The group began singing as part of the long-standing Columbia University a cappella group The Kingsmen, but changed their name due to the Pacific Northwest group of the same name, famous for covering “Louie, Louie”. Conceived by George Leonard, then a graduate student in humanities, Sha Na Na began performing in 1969 at the height of the hippie counterculture, and achieved national fame after playing at the Woodstock Festival, where they preceded Jimi Hendrix. Their 90-second appearance in the Woodstock film brought the group national attention and helped spark a 1950s nostalgia craze that inspired similar groups in North America, as well as the Broadway musical Grease, the feature film American Graffiti and the TV show Happy Days.
The group’s first manager, Ed Goodgold, codified trivia as a nostalgic quiz game and conducted the nation’s first trivia contests with Dan Carlinsky in 1965. The future Sha Na Na/Kingsmen were featured singers at these contests. Four years later, he co-authored “Rock ‘n’ Roll Trivia” just as he and the William Morris Agency began steering Sha Na Na’s career.
From 1969 until 1971, the band played at, among other places, the Fillmore East and Fillmore West, opening for such bands as the Grateful Dead, the Mothers of Invention, and the Kinks. When Sha Na Na began headlining at other venues, one of the opening acts was Bruce Springsteen. In 1972, Sha Na Na was one of just four acts invited by John Lennon and Yoko Ono to perform with them at their One-to-One benefit concert at Madison Square Garden. Subsequently, the group appeared in the 1978 movie Grease, and from 1977 to 1982, the group reached perhaps the height of its success with its own hit syndicated television show Sha Na Na, featuring guests such as James Brown, the legendary punk rock band the Ramones, and musicians such as Chuck Berry, Little Richard, Bo Diddley, the Ronettes, and Chubby Checker.

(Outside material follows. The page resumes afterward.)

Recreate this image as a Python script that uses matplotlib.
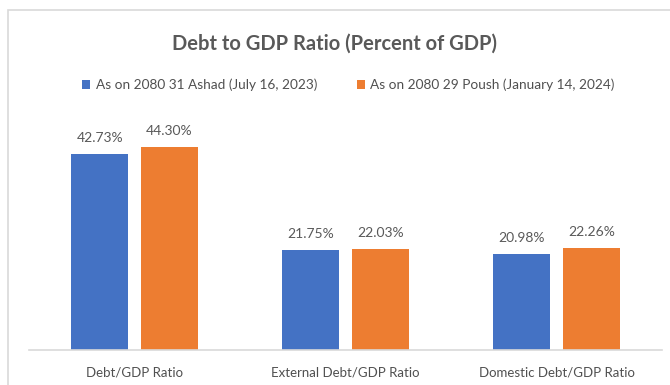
import matplotlib.pyplot as plt
from matplotlib.patches import Rectangle
import numpy as np

plt.rcParams['font.family'] = ['Lato', 'DejaVu Sans']

categories = ['Debt/GDP Ratio', 'External Debt/GDP Ratio', 'Domestic Debt/GDP Ratio']
series_names = ['As on 2080 31 Ashad (July 16, 2023)',
                'As on 2080 29 Poush (January 14, 2024)']
ashad = [42.73, 21.75, 20.98]
poush = [44.30, 22.03, 22.26]

blue = '#4472C4'
orange = '#ED7D31'
grey = '#595959'

W, H = 670, 385
fig = plt.figure(figsize=(W / 100, H / 100), dpi=100)

# outer chart frame (only left/top edges fall inside the image)
fig.patches.append(Rectangle((8 / W, -0.1), 1.2, 1 - 10 / H + 0.1,
                             transform=fig.transFigure, fill=False,
                             edgecolor='#D9D9D9', linewidth=1.2))

ax = fig.add_axes([29 / W, 35 / H, (662 - 29) / W, 250 / H])
x = np.arange(len(categories))
bw = 0.268
off = 0.165
b1 = ax.bar(x - off, ashad, bw, color=blue, label=series_names[0])
b2 = ax.bar(x + off, poush, bw, color=orange, label=series_names[1])

for bars, vals in ((b1, ashad), (b2, poush)):
    for r, v in zip(bars, vals):
        ax.annotate(f'{v:.2f}%', (r.get_x() + r.get_width() / 2, v),
                    xytext=(0, 10), textcoords='offset pixels',
                    ha='center', va='bottom', fontsize=10, color=grey)

ax.set_xlim(-0.5, 2.5)
ax.set_ylim(0, 250 / 4.58)
ax.set_yticks([])
ax.set_xticks(x)
ax.set_xticklabels(categories, fontsize=9.5, color='#505050')
ax.tick_params(axis='x', length=0, pad=12)
for s in ('top', 'right', 'left'):
    ax.spines[s].set_visible(False)
ax.spines['bottom'].set_color('#D9D9D9')
ax.spines['bottom'].set_linewidth(1.2)

fig.text(0.5, 1 - 44 / H, 'Debt to GDP Ratio (Percent of GDP)',
         ha='center', va='center', fontsize=14.5, fontweight='bold', color=grey)

fig.legend(handles=[b1, b2], labels=series_names, loc='center',
           bbox_to_anchor=(0.520, 1 - 85 / H), ncol=2, frameon=False,
           fontsize=9.8, labelcolor='#505050',
           handlelength=0.6, handleheight=0.6,
           handletextpad=0.4, columnspacing=2.9)

fig.savefig('out.png', dpi=100)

The original band line-up featured 12 performers: Alan Cooper (bass vocals), Rob Leonard (vocals), Frederick “Dennis” Greene (Denny) (vocals), Henry Gross (guitar), Jocko Marcellino (drums), Joe Witkin (piano), Scott Powell (also known as Captain Outrageous and Tony Santini) (vocals), Donald “Donny” York (vocals), Elliot “Gino” Cahn (rhythm guitar), Rich Joffe (vocals), Dave Garrett (vocals) and Bruce “Bruno” Clarke. The initial act had three up-front performers in gold lamé and the other nine in “greaser” attire (rolled up T-shirt sleeves, leather jackets, tank tops). On their album The Golden Age of Rock and Roll, the lead singer taunts the audience on one of the live tracks by announcing, “We’ve got just one thing to say to you fucking hippies, and that is that rock and roll is here to stay!” The act usually ended after several encores, and closed with “Lovers Never Say Goodbye”. The closing song was changed to, “Goodnight Sweetheart” for the TV series. In concert, they would often return for up to seven encores, and this included when performing in Toronto, at Ontario Place and performing “Hound Dog” after announcing Elvis Presley’s death earlier that same day (August 16, 1977).